Lorkki's activity in the archive.

Stories
0
Comments
281
First seen
Last seen
Profile
(view on slashdot.org)

Comments · 281

  1. Re:2 player? on Javascript Game of Tron In 226 Bytes · · Score: 3, Interesting

    Nor is it really Tetris without tetraminoes or scoring. Not to berate the effort, but it's a lot easier to downsize something when you drop half of the main features.

  2. Re:BLECK! on GNOME 3: Beauty To the Bone? · · Score: 1

    I am all for experimentation and choice. Gnome wants to remove that choice.

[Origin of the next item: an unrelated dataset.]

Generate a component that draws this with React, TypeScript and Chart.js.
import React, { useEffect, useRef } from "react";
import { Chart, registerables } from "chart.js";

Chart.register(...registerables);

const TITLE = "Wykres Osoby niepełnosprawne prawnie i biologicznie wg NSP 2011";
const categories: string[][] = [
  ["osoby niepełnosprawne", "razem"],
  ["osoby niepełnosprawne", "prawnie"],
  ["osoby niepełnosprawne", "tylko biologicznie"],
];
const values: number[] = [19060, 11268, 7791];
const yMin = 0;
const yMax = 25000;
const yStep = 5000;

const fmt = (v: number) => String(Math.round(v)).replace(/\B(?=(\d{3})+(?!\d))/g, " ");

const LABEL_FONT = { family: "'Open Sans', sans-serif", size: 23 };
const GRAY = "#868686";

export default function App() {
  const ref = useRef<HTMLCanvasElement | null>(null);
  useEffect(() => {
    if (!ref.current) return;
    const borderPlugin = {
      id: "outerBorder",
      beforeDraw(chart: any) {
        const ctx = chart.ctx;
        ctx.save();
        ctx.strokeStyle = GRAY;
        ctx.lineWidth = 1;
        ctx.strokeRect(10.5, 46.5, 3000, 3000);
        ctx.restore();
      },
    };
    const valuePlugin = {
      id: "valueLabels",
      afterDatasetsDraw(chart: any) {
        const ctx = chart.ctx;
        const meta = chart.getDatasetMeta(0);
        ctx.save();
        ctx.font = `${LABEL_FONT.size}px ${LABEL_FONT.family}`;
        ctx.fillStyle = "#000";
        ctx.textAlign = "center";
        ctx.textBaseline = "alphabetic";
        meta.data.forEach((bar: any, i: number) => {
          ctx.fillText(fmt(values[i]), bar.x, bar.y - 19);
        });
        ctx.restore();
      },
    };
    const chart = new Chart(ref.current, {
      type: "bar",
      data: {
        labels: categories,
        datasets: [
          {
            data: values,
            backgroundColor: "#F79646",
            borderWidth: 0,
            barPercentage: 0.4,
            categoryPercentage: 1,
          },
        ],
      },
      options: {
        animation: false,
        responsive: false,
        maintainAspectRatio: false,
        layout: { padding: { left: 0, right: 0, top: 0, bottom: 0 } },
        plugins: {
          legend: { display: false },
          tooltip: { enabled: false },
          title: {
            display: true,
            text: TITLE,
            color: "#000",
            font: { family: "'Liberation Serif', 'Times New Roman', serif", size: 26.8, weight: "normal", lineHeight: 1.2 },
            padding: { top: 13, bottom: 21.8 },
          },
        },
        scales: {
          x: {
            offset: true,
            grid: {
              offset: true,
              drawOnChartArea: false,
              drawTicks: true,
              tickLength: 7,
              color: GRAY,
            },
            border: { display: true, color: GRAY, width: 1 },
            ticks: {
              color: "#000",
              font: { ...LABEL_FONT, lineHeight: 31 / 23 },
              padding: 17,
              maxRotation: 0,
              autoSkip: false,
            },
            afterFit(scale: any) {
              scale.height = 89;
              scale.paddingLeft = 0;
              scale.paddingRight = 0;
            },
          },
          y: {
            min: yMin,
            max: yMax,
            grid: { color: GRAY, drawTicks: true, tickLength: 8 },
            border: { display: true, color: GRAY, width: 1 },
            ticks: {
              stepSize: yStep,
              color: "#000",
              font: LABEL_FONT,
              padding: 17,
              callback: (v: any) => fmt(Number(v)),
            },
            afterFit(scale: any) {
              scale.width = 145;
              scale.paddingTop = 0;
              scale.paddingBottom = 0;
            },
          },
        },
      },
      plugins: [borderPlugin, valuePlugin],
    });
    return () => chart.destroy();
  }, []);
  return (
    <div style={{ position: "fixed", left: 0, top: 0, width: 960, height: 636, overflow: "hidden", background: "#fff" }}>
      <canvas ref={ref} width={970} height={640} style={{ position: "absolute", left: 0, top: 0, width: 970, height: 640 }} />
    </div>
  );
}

    If you preferred GNOME 2, you might want to check out MATE. As far as I know, the GNOME Project has done nothing to hinder their efforts.

  3. Re:Hmmm on Valve's Gabe Newell On Piracy: It's Not a Pricing Problem · · Score: 2

    GFWL seems to be usually mentioned among the system specs. GTA4's store page was a particularly good detergent, for example.

  4. Re:NT4 was such an abomination... on MS Traces Duqu Zero-Day To Font Parsing In Win32k · · Score: 1

    This, plus proliferation of antialased rendering offsets advancements in CPU power - to the point that navigating source code in QtCreator on my Linux box is not that smooth as I'd like it to be.

    That almost certainly has more to do with either display sync issues (which sadly aren't uncommon on a composited X desktop especially with non-free drivers) or the various services of the IDE. Anti-aliased font and line drawing aren't that demanding to begin with, and can be GPU-accelerated with pretty much any hardware you might have picked up within the last five years or so.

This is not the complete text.